Huellas literarias/La guillotina
La guillotina
¡Cuántas veces, invadido por la nostalgia de la playa, he salido de Madrid en persecución del mar que me hacía dar tumbos, cuando no me pegaba a la arena, en los regocijados días de la infancia!
Yo también fui poeta cuando cogía cangrejos de mar, allá en mi playa; y aun hoy mismo, de regreso del país de las mentiras, suelo echar una poesía al aire -poesía que no publico, para que no digan;- amasada con rocío del campo y lágrimas de mujer.
La poesía que no me entra por el corazón no me resulta poesía, aunque esté rimada a maravilla y exornada con vistosa hojarasca de galas retóricas. El Idilio de Núñez de Arce me sabe mejor que todas las demás producciones del egregio valisoletano; y Bécquer, el infortunado enfermo del corazón, me parece, con su desmadejado aspecto de trovador antiguo y sus insolubles tristezas ante el paisaje de la vida, prosaica e ingrata, el más hermoso de los poetas españoles del siglo XIX, aunque Núñez de Arce, desde el Himalaya de su musa triunfal, haya dicho del pobre poeta que sus versos son suspirillos germánicos y vuelos de gallina. Me explico y siento perfectamente que Zola -ese gran corazón destrozado por la prosa humana- prefiera los versos de Alfred de Musset a los versos de Victor Hugo, por que el poeta de la Confesión de un hijo del Siglo hace el milagro, según dice él, de despertar la juventud del ilustre expatriado de la vida, y la juventud le habla desde la tumba llamándole cariñosamente...
Sugiéreme esta reminiscencia la lectura de una súplica melancólica y sincera que baja desde los hielos de Rusia, con arpegios de musa castellana, pidiendo la vida de Gabriela Bompard.
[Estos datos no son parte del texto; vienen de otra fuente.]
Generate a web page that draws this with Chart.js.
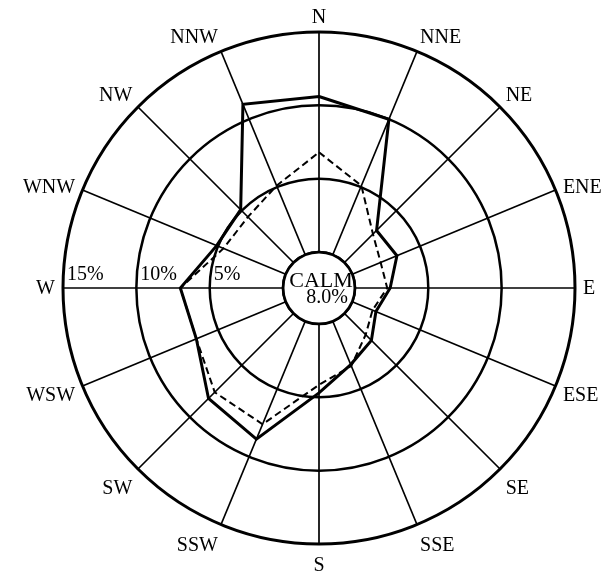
<!DOCTYPE html>
<html>
<head>
<meta charset="utf-8">
<script src="https://cdn.jsdelivr.net/npm/chart.js@4/dist/chart.umd.min.js"></script>
<style>
  html, body { margin: 0; padding: 0; background: #fff; }
  canvas { display: block; }
</style>
</head>
<body>
<canvas id="rose" width="616" height="580"></canvas>
<script>
// Wind directions, clockwise from north
const directions = ['N', 'NNE', 'NE', 'ENE', 'E', 'ESE', 'SE', 'SSE',
                    'S', 'SSW', 'SW', 'WSW', 'W', 'WNW', 'NW', 'NNW'];
// Frequency (%) per direction
const solidSeries  = [10.6, 10.0, 3.1, 3.3, 2.4, 1.75, 2.6, 3.2,
                      4.7, 8.7, 8.2, 6.6, 7.0, 5.1, 5.1, 11.1];
const dashedSeries = [6.8, 5.1, 2.75, 2.1, 2.2, 1.5, 2.05, 3.3,
                      4.15, 7.6, 7.6, 6.6, 7.0, 4.6, 4.4, 5.1];
// Rings and their labels
const ringTicks  = [0, 5, 10, 15];
const ringLabels = ['', '5%', '10%', '15%'];
const calmText   = ['CALM', '8.0%'];

const SERIF = '"Liberation Serif", "DejaVu Serif", serif';

// Calm circle in the middle, ring percentages along the west spoke, compass labels
const roseDecor = {
  id: 'roseDecor',
  beforeDatasetsDraw(chart) {
    const s = chart.scales.r;
    const ctx = chart.ctx;
    const cx = s.xCenter, cy = s.yCenter;
    const r0 = s.getDistanceFromCenterForValue(0);
    ctx.save();

    ctx.beginPath();
    ctx.arc(cx, cy, r0, 0, Math.PI * 2);
    ctx.fillStyle = '#fff';
    ctx.fill();
    ctx.lineWidth = 2.8;
    ctx.strokeStyle = '#000';
    ctx.stroke();

    ctx.fillStyle = '#000';
    ctx.textAlign = 'center';
    ctx.textBaseline = 'alphabetic';
    ctx.font = '22px ' + SERIF;
    ctx.fillText(calmText[0], cx + 2, cy - 1);
    ctx.font = '20px ' + SERIF;
    ctx.fillText(calmText[1], cx + 8, cy + 15);

    ctx.textAlign = 'left';
    ctx.font = '20px ' + SERIF;
    ringTicks.forEach((v, i) => {
      if (!ringLabels[i]) return;
      const d = s.getDistanceFromCenterForValue(v);
      ctx.fillText(ringLabels[i], cx - d + 4, cy - 8);
    });

    ctx.font = '20px ' + SERIF;
    ctx.textAlign = 'center';
    ctx.textBaseline = 'middle';
    directions.forEach((label, i) => {
      const a = i * Math.PI * 2 / directions.length;
      const sin = Math.sin(a), cos = Math.cos(a);
      const p = s.getPointPosition(i, s.drawingArea + 8);
      const hw = ctx.measureText(label).width / 2;
      const hh = 7;
      let dx = 0, dy = 0;
      if (Math.abs(sin) > 0.3) dx = Math.sign(sin) * hw;
      if (Math.abs(cos) > 0.5) dy = -Math.sign(cos) * hh;
      if (cos < -0.3) dy += 6;
      ctx.fillText(label, p.x + dx, p.y + dy + 1);
    });

    ctx.restore();
  }
};

new Chart(document.getElementById('rose'), {
  type: 'radar',
  data: {
    labels: directions,
    datasets: [
      {
        data: solidSeries,
        borderColor: '#000',
        borderWidth: 3,
        fill: false,
        pointRadius: 0,
        tension: 0,
        borderJoinStyle: 'miter'
      },
      {
        data: dashedSeries,
        borderColor: '#000',
        borderWidth: 2,
        borderDash: [7, 4],
        fill: false,
        pointRadius: 0,
        tension: 0
      }
    ]
  },
  options: {
    responsive: false,
    animation: false,
    layout: { padding: { left: 63, right: 41, top: 32, bottom: 36 } },
    plugins: { legend: { display: false }, tooltip: { enabled: false } },
    scales: {
      r: {
        min: -2.45,
        max: 15,
        startAngle: 0,
        ticks: { display: false, stepSize: 5 },
        afterBuildTicks: (scale) => { scale.ticks = ringTicks.map(v => ({ value: v })); },
        grid: {
          circular: true,
          color: '#000',
          lineWidth: (c) => (c.index === ringTicks.length - 1 ? 3 : 2.5)
        },
        angleLines: { color: '#000', lineWidth: 1.7 },
        pointLabels: { display: false }
      }
    }
  },
  plugins: [roseDecor]
});
</script>
</body>
</html>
Es un canto deleitoso y férvido a la par, entonado por una poetisa española que recuerda con envidia la bohardilla madrileña en que vivió, cuando ve, desde su casa de Moscow, el eterno encaje de la nieve bordando la ropa del árbol y obstruyendo el rumoroso curso del arroyo...
Y la gran embustera, como llamaría Charcot a Gabriela, ha logrado escapar con vida; pero no en alas de la musa castellana, ni tampoco a caballo en la escuela de Nancy, aunque sus manifestaciones basten a determinar lo que se llama el proteo morboso.
La Bompard -dice Salillas en El Liberal- «tiene la preocupación de su personalidad que la mueve a apetecer el escándalo. Le basta un indicio para formar una historia; no la detiene ni la contradicción, ni la inverosimilitud; miente con osadía, con ánimo; no admite controversia, ni censura; lo que le importa es que la mentira circule, tome cuerpo, perturbe, trastorne y haga daño. Él 'calumnia que algo queda', parece el pensamiento de un delincuente histérico. Son cosas averiguadas que hay naturalezas que producen crímenes y que no se puede pedir peras al olmo.»
Lo que no hubieran alcanzado todas las poesías acumuladas en el Parnaso, ni toda la ciencia encerrada en el cerebro de la escuela de Nancy, lo ha conseguido fácilmente la proverbial cortesía de los franceses.
La civilización no había salido aún a la plaza pública y se asesinaba en nombre de la libertad. La Convención francesa, manchada de odios, se entretenía en montar la guillotina en el fondo de un subterráneo, y mientras Luis XVI merendaba melocotones en la Asamblea, Marat afilaba el tajo. Aquel tajo inconsciente no respetó la debilidad de María Antonieta ni la hermosura de madame Dubarry. Pero en París -dígase lo que se quiera- se impone la cortesía; y la guillotina, con ser quien es, se ha dulcificado moral y materialmente. Ya no es un instrumento tosco y brutal en manos de hombres soeces y sanguinarios. Es un atributo de la ley, en poder de hombres cultos e inteligentes, pulimentado y embellecido en su forma, con un botón de rosa ocultando la media luna del tajo; -y el botón de rosa no ha querido abrirse para recibir la cabeza ensangrentada de una mujer.
Ha salvado a la Bompard la cortesía de la guillotina moderna: todo el París que descolgó de una bohardilla el cadáver de una infeliz mujer y lo acompañó triunfalmente el cementerio, porque era el de la viuda de Enrique Heine, del ruiseñor alemán que, según la frase de un escritor, hizo nido en la peluca de Voltaire.